People slander each other everywhere—without regard for territorial boundaries. But the legal treatment of such speech differs drastically depending on whether tribal or non-tribal laws apply. Tribal courts sometimes treat reputational torts like slander and libel, structurally, like their non-tribal counterparts, generally requiring proof of fault, falsity and harm. For instance, in many ways the Little River Band of Ottawa Indians defamation statute mirrors the standards of proof and structure of non-tribal defamation. (“Protection Against Defamation Act of 2006,” PDF) On the other hand, at least one tribal court has recognized a traditional cause of action for defamation under tribal law, complete with novel privileges and standards. As media interests increasingly collide with tribal governmental and commercial interests, tribal laws on expression will be tested. The results, as shown in a recent case from the Ho-Chunk Nation courts, will test the ongoing viability of defamation law in Indian country.
Libel and slander are curious species of lawsuits since they involve a person writing or speaking his mind. In non-tribal courts, plaintiffs who are public figures face a high burden of proof. But because U.S. Constitutional standards are not imported into tribal defamation law, speech laws take on very different shapes in Indian country. In 2008, an ordinance passed and quickly rescinded by the Tribal Business Counsel of the Chippewa Cree of Rocky Boy’s Reservation in Montana made it a crime to defame a tribal official. And last month, a Ho-Chunk Nation Trial Court applied a tribal military veteran’s privilege that, as it is recognized, existed nowhere besides Ho-Chunk.
In a careful treatment of tribal-specific defamation law, the Ho-Chunk Trial Court recently held inGardner v. Littlejohn that a “veteran privilege” existed, protecting certain defamation defendants from liability (see the opinion at the invaluable Turtle Talk—“Ho-Chunk Trial Court Decides Defamation Claim under Tribal Customs and Traditions”—edited by the Indigenous Law and Policy Center at Michigan State University College of Law). The court noted that although it “does not exist in any other jurisdiction,” the Ho-Chunk veteran privilege resembles that possessed by legislators, which shields certain legislative speech.

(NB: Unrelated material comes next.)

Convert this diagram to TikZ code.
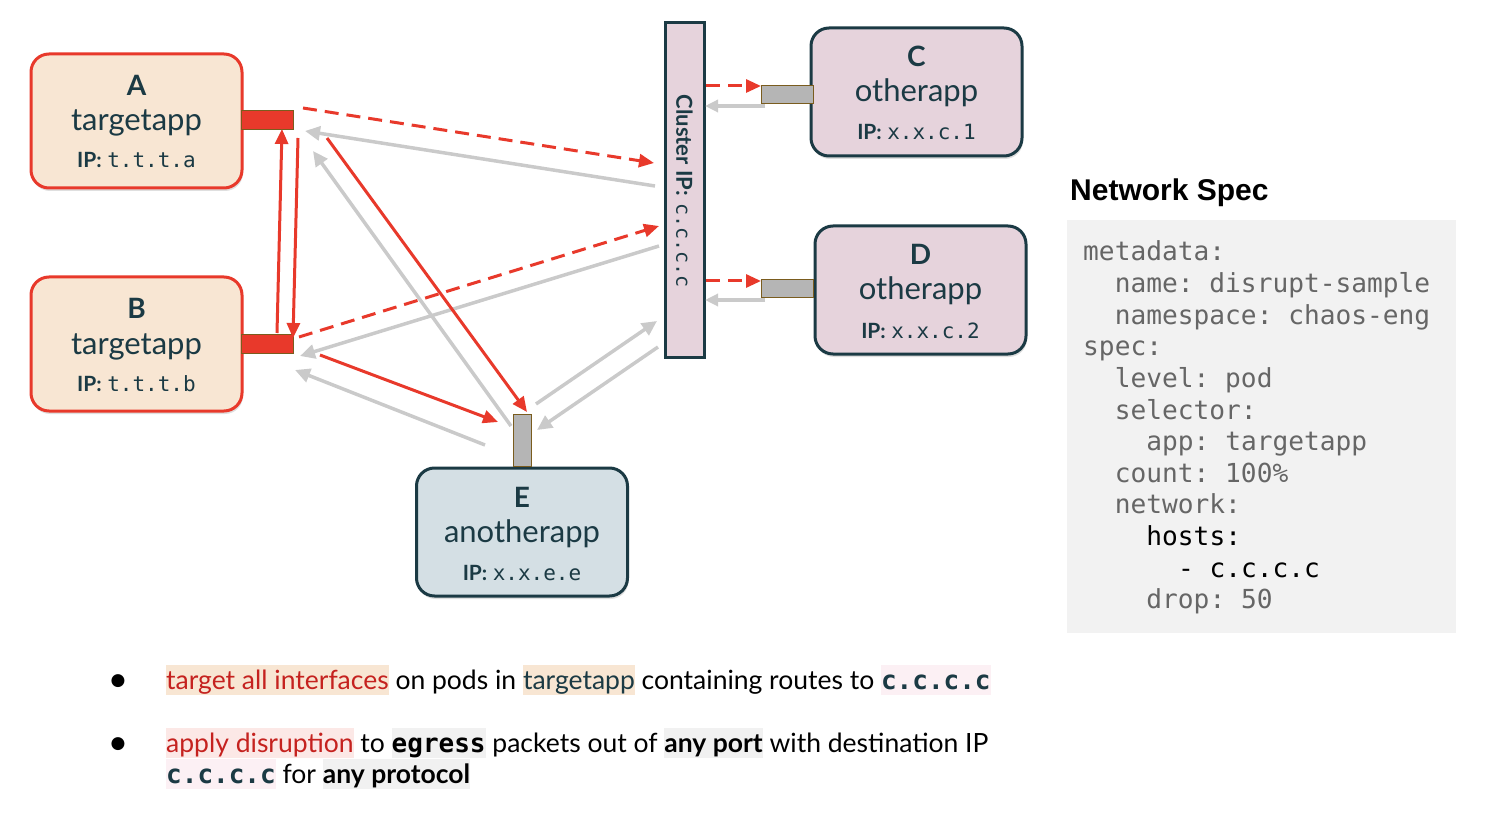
\documentclass[tikz,border=0pt]{standalone}
\usepackage{fontspec}
\setmainfont{Lato}
\newfontfamily\labfont{Lato}
\newfontfamily\monofont{DejaVu Sans Mono}
\newfontfamily\ttlfont{Liberation Sans}
\newfontfamily\bulfont{Lato}
\newfontfamily\symfont{DejaVu Sans}
\usetikzlibrary{arrows.meta,shadows}
\definecolor{redl}{HTML}{E8392B}
\definecolor{peach}{HTML}{F8E6D3}
\definecolor{pinkf}{HTML}{E6D3DC}
\definecolor{bluef}{HTML}{D4DFE4}
\definecolor{darkc}{HTML}{1B3A44}
\definecolor{grayl}{HTML}{CACACA}
\definecolor{portg}{HTML}{B5B5B5}
\definecolor{porto}{HTML}{7A5C1E}
\definecolor{codebg}{HTML}{F2F2F2}
\definecolor{codetx}{HTML}{666666}
\definecolor{txtred}{HTML}{C5221F}
\definecolor{hlpink}{HTML}{FCE8E6}
\definecolor{hlc}{HTML}{FCF0F4}
\definecolor{hlgray}{HTML}{F1F1F1}
\newcommand\hst{\rule[-6pt]{0pt}{30pt}}
\newcommand\hbg[2]{{\setlength\fboxsep{0pt}\colorbox{#1}{\hst#2}}}
\newcommand\bmono[1]{{\monofont\bfseries\fontsize{26}{30}\selectfont #1}}
\newcommand\ipm[1]{{\monofont\fontsize{21}{24}\selectfont #1}}
\newlength\chw
\setlength\chw{15.8pt}
\begin{document}
\frenchspacing
\begin{tikzpicture}[x=1pt,y=-1pt,
  podbox/.style={draw=#1, line width=3pt, rounded corners=18pt, inner sep=0pt,
    minimum width=211pt, drop shadow={shadow xshift=1pt, shadow yshift=-3pt, opacity=0.25}},
  ttl/.style={anchor=base, inner sep=0pt, text=darkc, font=\labfont\bfseries\fontsize{28}{30}\selectfont},
  nm/.style={anchor=base, inner sep=0pt, text=darkc, font=\labfont\fontsize{31}{34}\selectfont},
  ipl/.style={anchor=base, inner sep=0pt, text=darkc, font=\labfont\fontsize{21}{24}\selectfont},
  port/.style={draw=porto, line width=1pt, inner sep=0pt, fill=#1},
  garr/.style={draw=grayl, line width=3.5pt, -{Triangle[length=15pt,width=14pt]}},
  rarr/.style={draw=redl, line width=3pt, -{Triangle[length=15pt,width=13pt]}},
  rdash/.style={rarr, dash pattern=on 14pt off 8pt},
  code/.style={anchor=base west, inner sep=0pt, text=codetx, font=\monofont\fontsize{26.2}{30}\selectfont},
  bul/.style={anchor=base west, inner sep=0pt, font=\bulfont\fontsize{26.5}{30}\selectfont}
]
\useasboundingbox (0,0) rectangle (1486,818);

% pods
\node[podbox=redl, fill=peach, minimum height=134pt] (A) at (136.5,121) {};
\node[podbox=redl, fill=peach, minimum height=134pt] (B) at (136.5,344) {};
\node[podbox=darkc, fill=pinkf, minimum height=128pt] (C) at (916.5,92) {};
\node[podbox=darkc, fill=pinkf, minimum height=128pt] (D) at (920.5,290) {};
\node[podbox=darkc, fill=bluef, minimum height=128pt] (E) at (522,532) {};

\node[ttl] (At) at (136.5,96) {A};
\node[nm] (An) at (136.5,131) {targetapp};
\node[ipl] (Ai) at (136.5,168) {\textbf{IP:} \ipm{t.t.t.a}};
\node[ttl] (Bt) at (136.5,319) {B};
\node[nm] (Bn) at (136.5,354) {targetapp};
\node[ipl] (Bi) at (136.5,391) {\textbf{IP:} \ipm{t.t.t.b}};
\node[ttl] (Ct) at (916.5,67) {C};
\node[nm] (Cn) at (916.5,102) {otherapp};
\node[ipl] (Ci) at (916.5,140) {\textbf{IP:} \ipm{x.x.c.1}};
\node[ttl] (Dt) at (920.5,265) {D};
\node[nm] (Dn) at (920.5,300) {otherapp};
\node[ipl] (Di) at (920.5,338) {\textbf{IP:} \ipm{x.x.c.2}};
\node[ttl] (Et) at (522,507) {E};
\node[nm] (En) at (522,542) {anotherapp};
\node[ipl] (Ei) at (522,580) {\textbf{IP:} \ipm{x.x.e.e}};

% cluster IP bar
\node[draw=darkc, fill=pinkf, line width=3pt, minimum width=39pt, minimum height=334pt, inner sep=0pt] (K) at (684.5,190) {};
\node[rotate=-90, inner sep=0pt, text=darkc, font=\labfont\fontsize{22}{24}\selectfont] (Kt) at (684.5,191) {\textbf{Cluster IP:}\hspace{7pt}{\monofont\fontsize{20}{24}\selectfont c.c.c.c}};

% ports
\node[port=redl, minimum width=52pt, minimum height=19pt] (pA) at (267,120.5) {};
\node[port=redl, minimum width=52pt, minimum height=18pt] (pB) at (267,344) {};
\node[port=portg, minimum width=52pt, minimum height=18pt] (pC) at (787,95) {};
\node[port=portg, minimum width=52pt, minimum height=18pt] (pD) at (787,289) {};
\node[port=portg, minimum width=18pt, minimum height=52pt] (pE) at (522,440) {};

% endpoints
\coordinate (a1) at (303,108); \coordinate (k1) at (654,163);
\coordinate (k2) at (655,186); \coordinate (a2) at (305,131);
\coordinate (b1) at (299,337); \coordinate (k3) at (659,226);
\coordinate (k4) at (659,246); \coordinate (b2) at (300,356);
\coordinate (bu) at (277,333); \coordinate (au) at (282,129);
\coordinate (ad) at (298,138); \coordinate (bd) at (293,338);
\coordinate (a3) at (327,138); \coordinate (e1) at (527,412);
\coordinate (b3) at (320,355); \coordinate (e2) at (498,422);
\coordinate (e3) at (485,445); \coordinate (b4) at (295,370);
\coordinate (e4) at (511,426); \coordinate (a4) at (313,151);
\coordinate (e5) at (536,404); \coordinate (k5) at (657,321);
\coordinate (k6) at (658,347); \coordinate (e6) at (537,430);
\coordinate (k7) at (706,86); \coordinate (c1) at (761,86);
\coordinate (c2) at (765,106); \coordinate (k8) at (705,106);
\coordinate (k9) at (706,281); \coordinate (d1) at (761,281);
\coordinate (d2) at (765,300); \coordinate (k10) at (705,300);

% grey arrows
\draw[garr] (k2) -- (a2);
\draw[garr] (k4) -- (b2);
\draw[garr] (e3) -- (b4);
\draw[garr] (e4) -- (a4);
\draw[garr] (e5) -- (k5);
\draw[garr] (k6) -- (e6);
\draw[draw=grayl, line width=3.5pt, -{Triangle[length=13pt,width=12pt]}] (c2) -- (k8);
\draw[draw=grayl, line width=3.5pt, -{Triangle[length=13pt,width=12pt]}] (d2) -- (k10);
% red arrows
\draw[rdash] (a1) -- (k1);
\draw[rdash] (b1) -- (k3);
\draw[rdash] (k7) -- (c1);
\draw[rdash] (k9) -- (d1);
\draw[rarr] (bu) -- (au);
\draw[rarr] (ad) -- (bd);
\draw[rarr] (a3) -- (e1);
\draw[rarr] (b3) -- (e2);

% network spec
\node[anchor=base west, inner sep=0pt, font=\ttlfont\bfseries\fontsize{30}{32}\selectfont] (ns) at (1070,201) {Network Spec};
\node[fill=codebg, minimum width=389pt, minimum height=413pt, inner sep=0pt, anchor=north west] (cb) at (1067,220) {};
\node[code] (l1) at (1083,261) {metadata:};
\node[code] (l2) at (1083,292.6) {\hspace*{2\chw}name: disrupt-sample};
\node[code] (l3) at (1083,324.2) {\hspace*{2\chw}namespace: chaos-eng};
\node[code] (l4) at (1083,355.8) {spec:};
\node[code] (l5) at (1083,387.4) {\hspace*{2\chw}level: pod};
\node[code] (l6) at (1083,419) {\hspace*{2\chw}selector:};
\node[code] (l7) at (1083,450.6) {\hspace*{4\chw}app: targetapp};
\node[code] (l8) at (1083,482.2) {\hspace*{2\chw}count: 100\%};
\node[code] (l9) at (1083,513.8) {\hspace*{2\chw}network:};
\node[code, text=black] (l10) at (1083,545.4) {\hspace*{4\chw}hosts:};
\node[code, text=black] (l11) at (1083,577) {\hspace*{6\chw}- c.c.c.c};
\node[code] (l12) at (1083,608.6) {\hspace*{4\chw}drop: 50};

% bullets
\node[inner sep=0pt, font=\symfont\fontsize{17}{20}\selectfont] (bl1) at (118,681) {●};
\node[inner sep=0pt, font=\symfont\fontsize{17}{20}\selectfont] (bl2) at (118,744) {●};
\node[bul] (t1) at (166,689) {\hbg{peach}{\textcolor{txtred}{target all interfaces}} on pods in \hbg{peach}{\textcolor{darkc}{targetapp}} containing routes to \hbg{hlc}{\textcolor{darkc}{\bmono{c.c.c.c}}}};
\node[bul] (t2) at (166,752) {\hbg{hlpink}{\textcolor{txtred}{apply disruption}} to \hbg{hlgray}{\bmono{egress}} packets out of \hbg{hlgray}{\textbf{any port}} with destination IP};
\node[bul] (t3) at (166,783) {\hbg{hlc}{\textcolor{darkc}{\bmono{c.c.c.c}}} for \hbg{hlgray}{\textbf{any protocol}}};
\end{tikzpicture}
\end{document}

The suit stemmed from an Indian military veteran’s criticism of a tribal health department employee and an incorrect statement that the plaintiff had been terminated from employment. Typically, public officials suing their defamers must prove knowing or reckless falsehood. InGardner, had such a rule been applied and had defendants simply negligently defamed the plaintiff, no liability would exist.